Published October 26, 2020 in Puget Sound Business Journal
The coronavirus is not just a health disaster, but an economic one as well. There are, of course, the steep declines in income and consumption we are experiencing. But in addition, the economic tumble has translated into reduced state revenue and a gaping budget deficit.
Washington State’s budget problem is of course not unique. All other states across the nation are equally challenged, and most are responding by cutting spending and shutting down programs. Yet the case for finding new revenue sources instead has never been stronger. Especially here in Washington.
According to the most recent state forecast, Washington State’s current biennial budget is $2.4 billion below pre-Covid19 projections, an amount equaling about 5 percent of general state revenue. Meeting this shortfall with cuts only would be devastating.
The alternative is to raise taxes. People commonly think that option is like hitting a person who is staggering against the ropes.
But, the truth is, neither budget cuts nor tax increases are ideal in a recession as both reduce private demand for goods and services. Yet with balanced budget requirements, this is the choice we face. And given it, finding new taxes that target the wealthy is by far the best one.
The reason new taxes beat spending cuts is three fold. Tax increases, especially well-designed ones targeting the wealthy, have less effect on economic activity than do spending cuts.
Spending cuts take money directly out of people’s hands. When those with less money spend less, the economic effect is multiplied: a laid-off social worker has less income, which via her lower spending, translates into less income elsewhere. It is why in a recent New York Times op-ed, Kitty Richards and Nobel Prize winning economist Joseph Stiglitz estimate that each dollar in state cuts leads to $1.50 to $2.50 less in state income.
While it is true that tax increases also take money out of people’s pocket, so is it that new taxes targeting higher income individuals are likely to reduce savings rather than consumption. Richards and Stiglitz estimate that each new dollar of state revenue will reduce spending by only 35 cents. This explains why recent research by the Center for American Progress concluded that states that cut spending over the Great Recession fared worse economically than those that raised revenue.
A second reason for new taxes on the wealthy is that spending cuts reduce the valuable services and amenities we collectively pay for, and which make Washington such a great place to live: parks, schools and colleges, safe roads, transportation, and support for seniors and struggling families. Cuts would also reduce desperately-needed investments in health, education, child care, mental health, housing, and broadband.

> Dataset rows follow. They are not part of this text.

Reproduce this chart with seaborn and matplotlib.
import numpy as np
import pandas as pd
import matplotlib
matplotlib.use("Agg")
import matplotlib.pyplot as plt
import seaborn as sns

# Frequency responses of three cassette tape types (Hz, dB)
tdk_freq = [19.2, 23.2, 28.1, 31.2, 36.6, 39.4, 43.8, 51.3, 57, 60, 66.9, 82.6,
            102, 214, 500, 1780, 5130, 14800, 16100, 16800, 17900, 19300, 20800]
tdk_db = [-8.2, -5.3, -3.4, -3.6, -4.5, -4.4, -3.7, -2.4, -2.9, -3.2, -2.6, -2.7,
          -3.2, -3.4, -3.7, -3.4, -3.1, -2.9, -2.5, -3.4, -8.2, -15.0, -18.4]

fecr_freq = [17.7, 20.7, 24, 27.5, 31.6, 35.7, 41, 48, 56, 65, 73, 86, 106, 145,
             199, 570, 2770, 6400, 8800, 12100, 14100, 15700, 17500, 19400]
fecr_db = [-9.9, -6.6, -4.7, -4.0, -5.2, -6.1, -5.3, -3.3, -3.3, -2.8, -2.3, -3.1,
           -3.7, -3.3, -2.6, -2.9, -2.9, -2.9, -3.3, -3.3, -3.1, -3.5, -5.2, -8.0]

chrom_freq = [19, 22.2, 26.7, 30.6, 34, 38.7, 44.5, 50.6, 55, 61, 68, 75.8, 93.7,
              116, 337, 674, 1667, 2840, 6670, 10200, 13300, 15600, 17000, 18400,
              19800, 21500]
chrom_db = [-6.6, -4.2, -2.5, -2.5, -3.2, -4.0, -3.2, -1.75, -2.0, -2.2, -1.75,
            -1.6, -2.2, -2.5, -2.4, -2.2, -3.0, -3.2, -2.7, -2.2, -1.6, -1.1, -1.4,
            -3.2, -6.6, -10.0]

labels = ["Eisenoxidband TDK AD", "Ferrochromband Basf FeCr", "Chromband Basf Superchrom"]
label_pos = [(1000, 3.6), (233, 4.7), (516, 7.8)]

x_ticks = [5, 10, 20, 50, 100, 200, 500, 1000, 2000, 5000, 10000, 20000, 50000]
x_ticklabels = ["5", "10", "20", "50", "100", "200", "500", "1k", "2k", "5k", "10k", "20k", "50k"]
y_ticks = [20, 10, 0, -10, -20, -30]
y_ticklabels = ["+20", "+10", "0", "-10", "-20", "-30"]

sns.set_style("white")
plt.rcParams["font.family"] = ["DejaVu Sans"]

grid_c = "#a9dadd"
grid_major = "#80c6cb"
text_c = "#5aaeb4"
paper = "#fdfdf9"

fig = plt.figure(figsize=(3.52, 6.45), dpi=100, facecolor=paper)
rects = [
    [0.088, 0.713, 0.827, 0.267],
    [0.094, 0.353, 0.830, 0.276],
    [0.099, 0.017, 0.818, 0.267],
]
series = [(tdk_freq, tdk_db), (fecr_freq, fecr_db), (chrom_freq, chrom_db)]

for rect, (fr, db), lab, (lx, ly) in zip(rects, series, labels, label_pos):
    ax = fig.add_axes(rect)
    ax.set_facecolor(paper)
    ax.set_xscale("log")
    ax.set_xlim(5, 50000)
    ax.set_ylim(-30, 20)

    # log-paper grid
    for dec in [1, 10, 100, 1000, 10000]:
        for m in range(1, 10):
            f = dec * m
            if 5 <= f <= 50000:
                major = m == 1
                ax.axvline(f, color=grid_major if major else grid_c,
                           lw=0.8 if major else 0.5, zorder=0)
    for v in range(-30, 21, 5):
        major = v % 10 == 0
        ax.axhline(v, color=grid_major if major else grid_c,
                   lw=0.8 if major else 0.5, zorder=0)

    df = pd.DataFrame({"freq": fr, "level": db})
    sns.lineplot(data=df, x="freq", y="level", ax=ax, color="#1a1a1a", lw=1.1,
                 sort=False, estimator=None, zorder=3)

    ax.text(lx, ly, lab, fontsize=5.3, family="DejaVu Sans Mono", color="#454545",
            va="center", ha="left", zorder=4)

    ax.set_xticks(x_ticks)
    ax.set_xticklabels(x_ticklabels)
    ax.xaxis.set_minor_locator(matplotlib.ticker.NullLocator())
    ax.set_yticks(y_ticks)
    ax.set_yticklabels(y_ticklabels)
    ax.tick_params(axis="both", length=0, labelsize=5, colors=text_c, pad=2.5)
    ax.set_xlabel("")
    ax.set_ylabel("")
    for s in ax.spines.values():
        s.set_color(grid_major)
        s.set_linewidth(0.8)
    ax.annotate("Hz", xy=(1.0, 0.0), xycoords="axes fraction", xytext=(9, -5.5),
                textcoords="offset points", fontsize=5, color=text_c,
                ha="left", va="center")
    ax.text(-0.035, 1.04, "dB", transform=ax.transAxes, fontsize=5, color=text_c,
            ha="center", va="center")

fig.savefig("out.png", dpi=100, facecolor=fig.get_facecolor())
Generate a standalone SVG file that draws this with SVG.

Finally, new taxes on wealthy individuals is the better choice because of how unfairly the cost of government services is spread among us. Washington families making less than $24,000 per year pay about 18 percent of their income in state and local taxes; a family making around $100,000 pays about 9 percent. And the one percent of Washingtonians making over $500,000 pay only 3 percent.
Our state’s unfair, upside-down tax code made national news when the Institute on Taxation and Economic Policy (ITEP) released its state-by-state profile in which Washington earned ITEP’s top billing for the state with the most lopsided distribution of taxes.
Indeed, after adjusting Washingtonians’ income for payments in state and local taxes, our state’s distribution of income becomes even more weighted toward rich and white residents. We can thus add Washington’s tax code to the long list of ways that American policy contributes to rather than ameliorates income and racial inequality within our nation.
So let’s take inspiration from New Jersey. Officials there recently announced a plan to increase state income taxes on those making over $1 million. While Washington lacks an income tax, other options are available to us. The Governor’s office has crafted a 9 percent capital gains tax. Not long ago a group of state senators proposed a new law taxing compensation above $1 million.
Let your representatives in Olympia hear your will, and insist that they finally find a way to make our tax code a more equitable one.